85 Measurement Uncertainty and System Assessment for Weather Radar

Tuesday, 15 September 2015
Oklahoma F (Embassy Suites Hotel and Conference Center )
Qing Cao, Enterprise Electronics Corporation, Norman, OK; and M. Knight, A. Ryzhkov, and P. Zhang
Manuscript (3.8 MB)

Handout (7.5 MB)

With the widespread deployment of dual-polarization weather radars, data quality has become one of the major concerns for weather radar users worldwide. A well designed and constructed radar system is a premise to acquire high quality radar data. In practice, measurement precision and system stability are primary questions to be answered for an operational weather radar system. It is well known that weather radar measures signals from the hydrometeors, which are generally regarded as random media. Previous studies have mainly addressed the measurement uncertainty caused by the sampling effect. The uncertainty attributed to system stability and quality has not routinely been a major focus. However, the latter uncertainty is more important for assessing the overall quality of a radar system.

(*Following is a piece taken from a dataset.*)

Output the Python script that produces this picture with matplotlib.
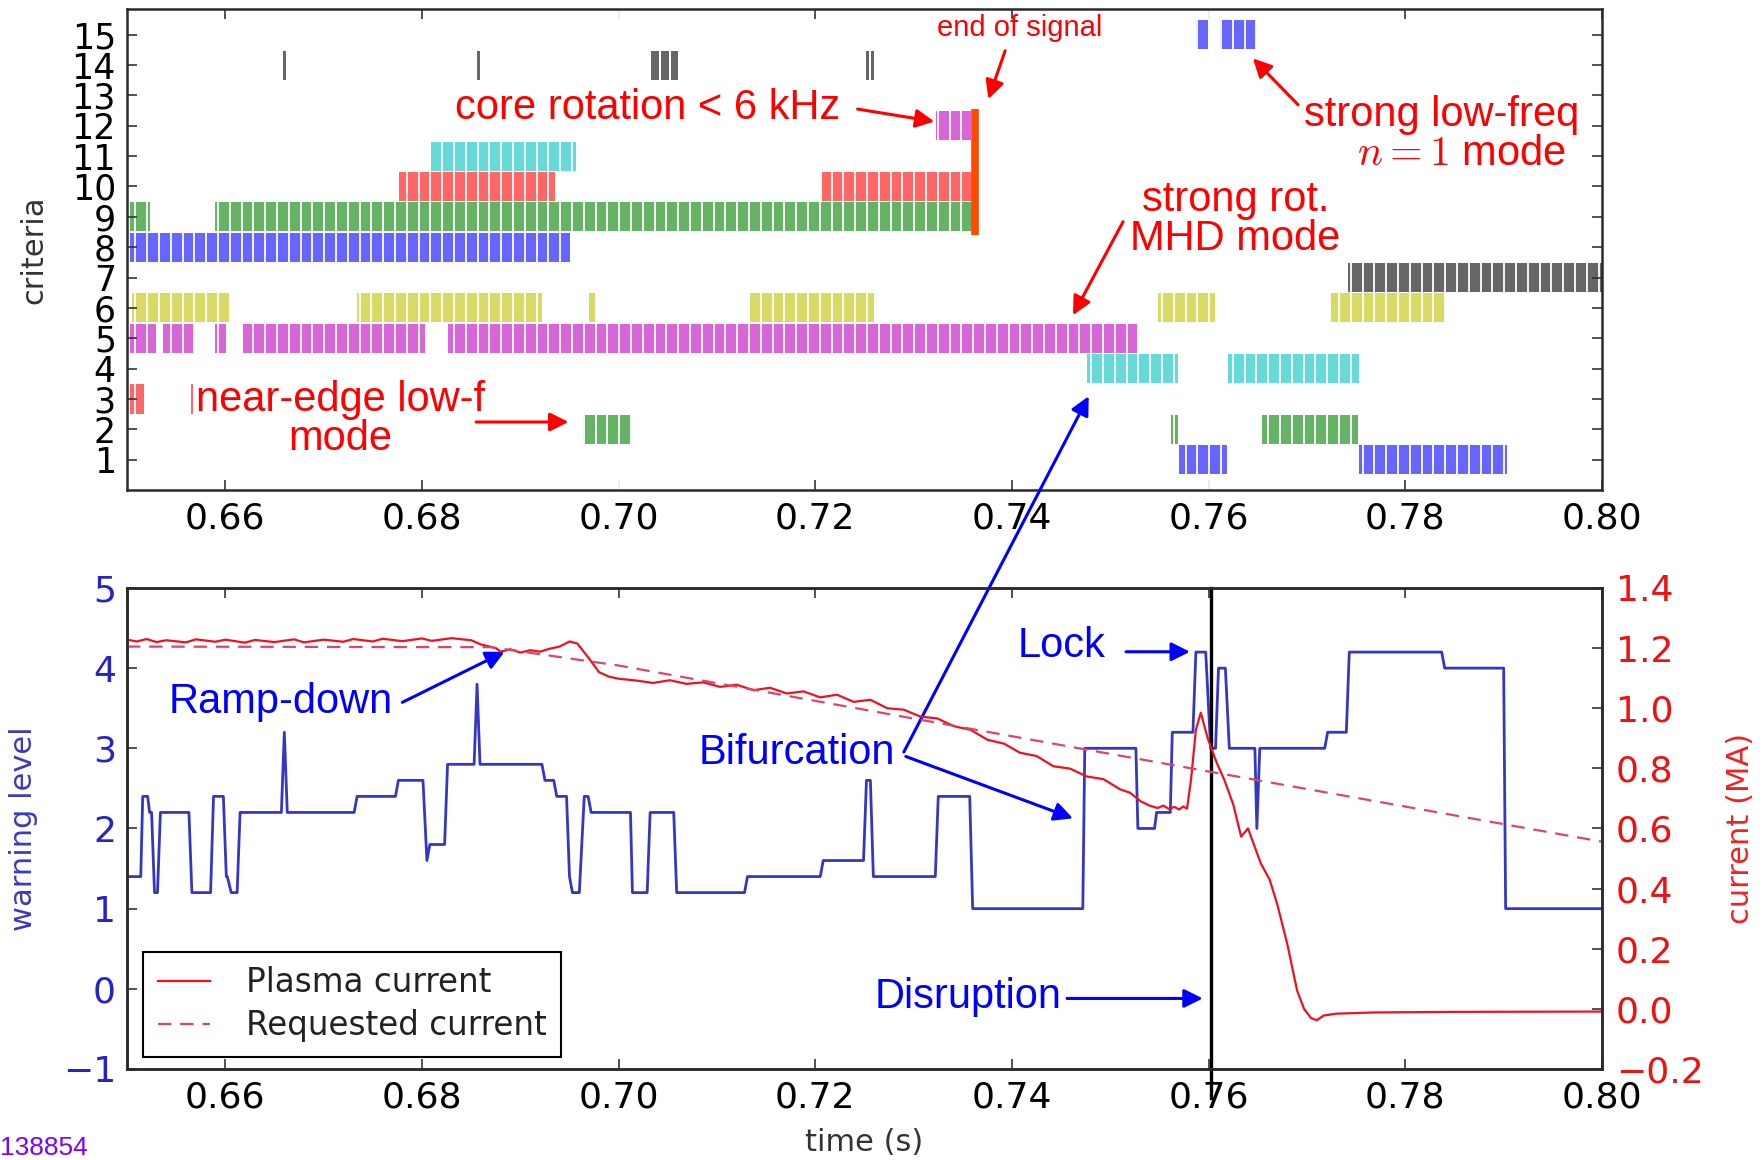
import matplotlib
matplotlib.use("Agg")
import matplotlib.pyplot as plt
from matplotlib.ticker import MultipleLocator

plt.rcParams["font.family"] = ["DejaVu Sans"]

# --- top panel: active criteria, (start, end) in s ---
crit1 = [(0.7570, 0.7619), (0.7753, 0.7903)]
crit2 = [(0.6964, 0.7014), (0.7562, 0.7569), (0.7654, 0.7752)]
crit3 = [(0.6503, 0.6517), (0.6565, 0.6567)]
crit4 = [(0.7476, 0.7569), (0.7620, 0.7753)]
crit5 = [(0.6503, 0.6529), (0.6537, 0.6568), (0.6589, 0.6601),
         (0.6618, 0.6803), (0.6826, 0.7527)]
crit6 = [(0.6505, 0.6606), (0.6734, 0.6922), (0.6970, 0.6976),
         (0.7133, 0.7260), (0.7548, 0.7606), (0.7724, 0.7840)]
crit7 = [(0.7742, 0.8000)]
crit8 = [(0.6503, 0.6951)]
crit9 = [(0.6503, 0.6523), (0.6589, 0.7360)]
crit10 = [(0.6777, 0.6935), (0.7207, 0.7359)]
crit11 = [(0.6809, 0.6957)]
crit12 = [(0.7323, 0.7358)]
crit13 = []
crit14 = [(0.6659, 0.6662), (0.6856, 0.6859), (0.7033, 0.7041), (0.7043, 0.7051),
          (0.7053, 0.7060), (0.7252, 0.7255), (0.7257, 0.7260)]
crit15 = [(0.7587, 0.7599), (0.7612, 0.7648)]
criteria = [crit1, crit2, crit3, crit4, crit5, crit6, crit7, crit8,
            crit9, crit10, crit11, crit12, crit13, crit14, crit15]
# classic b, g, r, c, m, y, k at alpha 0.6 on white
row_colors = ["#6666ff", "#66b366", "#ff6666", "#66d9d9", "#d966d9", "#d9d966", "#666666"]
signal_end = 0.7362

# --- bottom panel ---
wl_t = [0.6500, 0.6514, 0.6516, 0.6521, 0.6523, 0.6525, 0.6528, 0.6531, 0.6534, 0.6563,
        0.6566, 0.6585, 0.6588, 0.6598, 0.6601, 0.6602, 0.6606, 0.6612, 0.6615, 0.6657,
        0.6660, 0.6663, 0.6731, 0.6734, 0.6773, 0.6776, 0.6801, 0.6805, 0.6808, 0.6823,
        0.6826, 0.6853, 0.6856, 0.6859, 0.6922, 0.6925, 0.6934, 0.6937, 0.6947, 0.6950,
        0.6953, 0.6960, 0.6965, 0.6969, 0.6972, 0.7012, 0.7014, 0.7029, 0.7032, 0.7056,
        0.7059, 0.7128, 0.7131, 0.7205, 0.7208, 0.7249, 0.7252, 0.7256, 0.7259, 0.7322,
        0.7325, 0.7357, 0.7360, 0.7472, 0.7474, 0.7526, 0.7528, 0.7545, 0.7547, 0.7561,
        0.7563, 0.7584, 0.7587, 0.7597, 0.7602, 0.7607, 0.7610, 0.7617, 0.7621, 0.7647,
        0.7649, 0.7652, 0.7718, 0.7721, 0.7740, 0.7743, 0.7837, 0.7840, 0.7900, 0.7902,
        0.8000]
wl_v = [1.4, 1.4, 2.4, 2.4, 2.2, 2.2, 1.2, 1.2, 2.2, 2.2,
        1.2, 1.2, 2.4, 2.4, 1.4, 1.4, 1.2, 1.2, 2.2, 2.2,
        3.2, 2.2, 2.2, 2.4, 2.4, 2.6, 2.6, 1.6, 1.8, 1.8,
        2.8, 2.8, 3.8, 2.8, 2.8, 2.6, 2.6, 2.4, 2.4, 1.4,
        1.2, 1.2, 2.4, 2.4, 2.2, 2.2, 1.2, 1.2, 2.2, 2.2,
        1.2, 1.2, 1.4, 1.4, 1.6, 1.6, 2.6, 2.6, 1.4, 1.4,
        2.4, 2.4, 1.0, 1.0, 3.0, 3.0, 2.0, 2.0, 2.2, 2.2,
        3.2, 3.2, 4.2, 4.2, 3.0, 3.0, 4.0, 4.0, 3.0, 3.0,
        2.0, 3.0, 3.0, 3.2, 3.2, 4.2, 4.2, 4.0, 4.0, 1.0,
        1.0]

ip_t = [0.650, 0.651, 0.652, 0.653, 0.654, 0.656, 0.657, 0.659, 0.660, 0.662,
        0.663, 0.665, 0.667, 0.668, 0.670, 0.672, 0.673, 0.675, 0.676, 0.678,
        0.680, 0.681, 0.683, 0.685, 0.686, 0.6875, 0.688, 0.689, 0.690, 0.691,
        0.692, 0.693, 0.694, 0.695, 0.6958, 0.697, 0.698, 0.699, 0.700, 0.7018,
        0.7035, 0.7052, 0.7069, 0.7086, 0.7103, 0.7120, 0.7137, 0.7154, 0.7171, 0.7188,
        0.7205, 0.7222, 0.7239, 0.7256, 0.7273, 0.7290, 0.7307, 0.7324, 0.7341, 0.7358,
        0.7375, 0.7392, 0.7408, 0.7425, 0.7442, 0.7459, 0.7476, 0.7493, 0.7510, 0.7520,
        0.7531, 0.7540, 0.7548, 0.7554, 0.7560, 0.7565, 0.7570, 0.7574, 0.7578, 0.7582,
        0.7587, 0.7592, 0.7599, 0.7608, 0.7616, 0.7625, 0.7633, 0.7640, 0.7653, 0.7662,
        0.7670, 0.7680, 0.7690, 0.7697, 0.7704, 0.7710, 0.7717, 0.7730, 0.7768, 0.7850,
        0.8000]
ip_v = [1.228, 1.222, 1.230, 1.220, 1.226, 1.219, 1.229, 1.221, 1.228, 1.218,
        1.227, 1.220, 1.229, 1.219, 1.228, 1.221, 1.230, 1.222, 1.231, 1.223,
        1.232, 1.224, 1.233, 1.226, 1.212, 1.200, 1.188, 1.196, 1.185, 1.193,
        1.188, 1.198, 1.205, 1.222, 1.215, 1.165, 1.120, 1.105, 1.098, 1.092,
        1.084, 1.093, 1.081, 1.086, 1.071, 1.078, 1.060, 1.068, 1.049, 1.056,
        1.036, 1.045, 1.021, 1.028, 1.000, 0.995, 0.972, 0.966, 0.940, 0.928,
        0.895, 0.882, 0.852, 0.841, 0.807, 0.799, 0.773, 0.764, 0.730, 0.719,
        0.690, 0.676, 0.668, 0.676, 0.664, 0.672, 0.663, 0.673, 0.666, 0.761,
        0.928, 0.985, 0.900, 0.820, 0.761, 0.680, 0.573, 0.600, 0.484, 0.430,
        0.345, 0.215, 0.060, 0.000, -0.030, -0.038, -0.022, -0.016, -0.012, -0.010,
        -0.009]

req_t = [0.650, 0.687, 0.700, 0.750, 0.800]
req_v = [1.205, 1.203, 1.142, 0.848, 0.556]

disruption_t = 0.7602
time_ticks = [0.66, 0.68, 0.70, 0.72, 0.74, 0.76, 0.78, 0.80]

ANNOT_FONT = "Liberation Sans"
RED = "#ff0000"
BLUE = "#0000ff"


def style_axes(ax):
    for sp in ax.spines.values():
        sp.set_linewidth(1.8)
        sp.set_color("#2a2a2a")
        sp.set_zorder(5)
    ax.tick_params(direction="in", length=7, width=1.2, labelsize=26, pad=8,
                   top=True, color="#333333")


def note(ax, x, y, s, color, size=30, **kw):
    ax.text(x, y, s, color=color, fontsize=size, family=ANNOT_FONT,
            ha="center", va="center", zorder=6, **kw)


def arrow(ax, start, end, color, **kw):
    ax.annotate("", xy=end, xytext=start,
                arrowprops=dict(arrowstyle="-|>", color=color, lw=2.2,
                                mutation_scale=28, shrinkA=0, shrinkB=0),
                annotation_clip=False, zorder=6, **kw)


fig = plt.figure(figsize=(17.65, 11.6), dpi=100)
ax_top = fig.add_axes([0.07195, 0.5776, 0.8357, 0.4147])
ax_bot = fig.add_axes([0.07195, 0.07845, 0.8357, 0.4147])

# ---------------- top panel ----------------
for i, row in enumerate(criteria):
    level = i + 1
    bars = [(a, b - a) for a, b in row]
    if not bars:
        continue
    ax_top.broken_barh(bars, (level - 0.48, 0.96),
                       facecolor=row_colors[i % 7], edgecolor="none",
                       zorder=2.7 if level == 14 else 1)

ax_top.plot([signal_end, signal_end], [8.4, 12.55], color="#ff4a00", lw=5.5,
            solid_capstyle="butt", zorder=4)

ax_top.set_xlim(0.65, 0.80)
ax_top.set_ylim(0, 15.85)
ax_top.set_xticks(time_ticks)
ax_top.set_yticks(range(1, 16))
# white separators between sample bins
ax_top.xaxis.set_minor_locator(MultipleLocator(0.0012, offset=0.00045))
ax_top.grid(which="minor", axis="x", color="white", lw=1.3)
ax_top.set_axisbelow(False)
style_axes(ax_top)
ax_top.tick_params(which="minor", length=0)
ax_top.tick_params(right=True)
ax_top.tick_params(axis="y", labelsize=25)
ax_top.set_ylabel("criteria", fontsize=22, color="#333333")
ax_top.yaxis.set_label_coords(-0.053, 0.5)

note(ax_top, 0.7408, 15.22, "end of signal", RED, size=21)
arrow(ax_top, (0.7393, 14.47), (0.7376, 12.88), RED)
note(ax_top, 0.7029, 12.58, "core rotation < 6 kHz", RED)
arrow(ax_top, (0.7243, 12.55), (0.7321, 12.14), RED)
note(ax_top, 0.7837, 12.36, "strong low-freq", RED)
note(ax_top, 0.7857, 11.06, "$n = 1$ mode", RED, math_fontfamily="cm")
arrow(ax_top, (0.7691, 12.69), (0.7645, 14.22), RED)
note(ax_top, 0.7627, 9.54, "strong rot.", RED)
note(ax_top, 0.7627, 8.28, "MHD mode", RED)
arrow(ax_top, (0.7513, 8.84), (0.7462, 5.76), RED)
note(ax_top, 0.6717, 2.98, "near-edge low-f", RED)
note(ax_top, 0.6717, 1.68, "mode", RED)
arrow(ax_top, (0.6855, 2.24), (0.6949, 2.24), RED)

# ---------------- bottom panel ----------------
ax_cur = ax_bot.twinx()
ax_bot.plot(wl_t, wl_v, color="#3636c4", lw=2)
ax_cur.plot(ip_t, ip_v, color="#f01020", lw=1.6, label="Plasma current")
ax_cur.plot(req_t, req_v, color="#dd4466", lw=1.6, dashes=(6, 4),
            label="Requested current")

ax_bot.set_xlim(0.65, 0.80)
ax_bot.set_ylim(-1, 5)
ax_cur.set_ylim(-0.2, 1.4)
ax_bot.set_xticks(time_ticks)
ax_bot.set_yticks(range(-1, 6))
ax_cur.yaxis.set_major_locator(MultipleLocator(0.2))
style_axes(ax_bot)
style_axes(ax_cur)
ax_bot.tick_params(axis="y", labelcolor="#2424c8", right=False)
ax_cur.tick_params(axis="y", labelcolor="#ee1111", pad=10)
ax_bot.set_ylabel("warning level", fontsize=22, color="#3a3ac0")
ax_bot.yaxis.set_label_coords(-0.060, 0.5)
ax_cur.set_ylabel("current (MA)", fontsize=22, color="#ee2222")
ax_cur.yaxis.set_label_coords(1.084, 0.5)
ax_bot.set_xlabel("time (s)", fontsize=22, color="#333333")
ax_bot.xaxis.set_label_coords(0.5, -0.123)

ax_bot.plot([disruption_t, disruption_t], [1.0, -0.06], color="black", lw=2.4,
            transform=ax_bot.get_xaxis_transform(), clip_on=False, zorder=5)

leg = ax_cur.legend(loc="lower left", bbox_to_anchor=(0.011, 0.025), borderaxespad=0,
                    fontsize=23.5, handlelength=1.6, handletextpad=1.1, borderpad=0.45,
                    labelspacing=0.3, fancybox=False, framealpha=1, edgecolor="black")
leg.get_frame().set_linewidth(1.5)
for txt in leg.get_texts():
    txt.set_color("#222222")

note(ax_bot, 0.6656, 3.573, "Ramp-down", BLUE)
arrow(ax_bot, (0.6780, 3.573), (0.6884, 4.204), BLUE)
note(ax_bot, 0.7181, 2.94, "Bifurcation", BLUE)
arrow(ax_bot, (0.7290, 2.954), (0.7478, 3.09), BLUE,
      xycoords=ax_top.transData, textcoords=ax_bot.transData)
arrow(ax_bot, (0.7292, 2.898), (0.7462, 2.126), BLUE)
note(ax_bot, 0.7450, 4.274, "Lock", BLUE)
arrow(ax_bot, (0.7516, 4.204), (0.7581, 4.204), BLUE)
note(ax_bot, 0.7355, -0.107, "Disruption", BLUE)
arrow(ax_bot, (0.7456, -0.12), (0.7594, -0.12), BLUE)

fig.text(0.0, 0.0105, "138854", color="#7f00ff", fontsize=19, family=ANNOT_FONT,
         ha="left", va="center")

fig.savefig("out.png", dpi=100, facecolor="white")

The major objective of this study is to quantify the measurement uncertainty of weather radar and assess the system quality. Practically, the measurement uncertainty can be discerned as the measurement variation and can be quantified as the standard deviation (SD) of radar moment estimates. Considering the random nature of the radar return from hydrometeors, the sampling effect is generally the major factor contributing to the statistical fluctuation of moment estimates. Here, this uncertainty is regarded as “sampling-induced uncertainty”. On the other hand, the hardware imperfectness (noise, instability, or other potential factors) may cause the “system-induced uncertainty”. The texture analysis method is usually used to quantify the measurement uncertainty. However, texture analysis cannot separate the contributions associated with these two types of uncertainties. Moreover, the texture analysis method requires uniform/quasi-uniform precipitation. Many factors, such as attenuation, spatial variation, and boundary effects, could degrade the quality of quantification.

Recently, Enterprise Electronics Corporation (EEC) has proposed a robust and easily-implemented method to quantify the measurement uncertainty of weather radar. It is based on the point mode scanning strategy, and more importantly, the “system-induced uncertainty” can be isolated from the total measurement uncertainty. Therefore, it is particularly helpful for assessing the overall quality of an operational weather radar system.